Clos du Val, founded in 1970 by Bernard Portet, whose father was technical director at Chateau Lafite, prides itself on the elegance and delicacy of its cool-climate Cabernets. It’s 1972 Cabernet was chosen to be pitted against the best of Bordeaux in the 1976 Paris Tasting.

There is irony in Clos du Val’s win. It has been derided for its determination to produce ‘classic estate-style wines of balance, elegance and complexity’, as its mission-statement says.

The winery describes itself as ‘Parker-averse’ for a good reason: Robert Parker is famously dismissive of restraint and elegance in Californian wines – believing such wines deny their terroir and suggesting such wines are the result of snobbery.

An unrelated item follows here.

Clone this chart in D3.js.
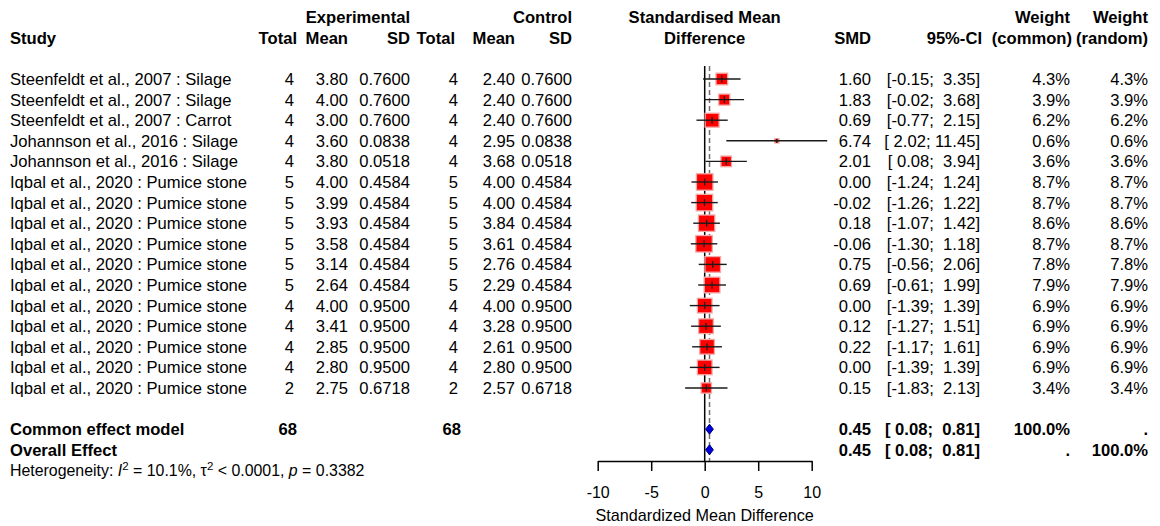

He accused Mondavi of ‘chasing notions of Euro-elegance’ in its Cabernets, and Clos du Val is certainly – and probably proudly – a member of what Parker calls the ‘anti-flavour wine elite’.

Parker’s reviews of Clos du Val have been lukewarm: he damns the 2005 Stags Leap District Cabernet Sauvignon with faint praise and a low 89+ score:

‘It is an elegant, linear, medium-bodied effort with fresh acids as well as ripe tannin,’ he suggests.

Decanter’s DWWA tasting panel, led by Stephen Brook, described it as ‘Perfumed and spicy, packed with cassis fruit. Supple and restrained with fleshy black fruit and good length on the finish’.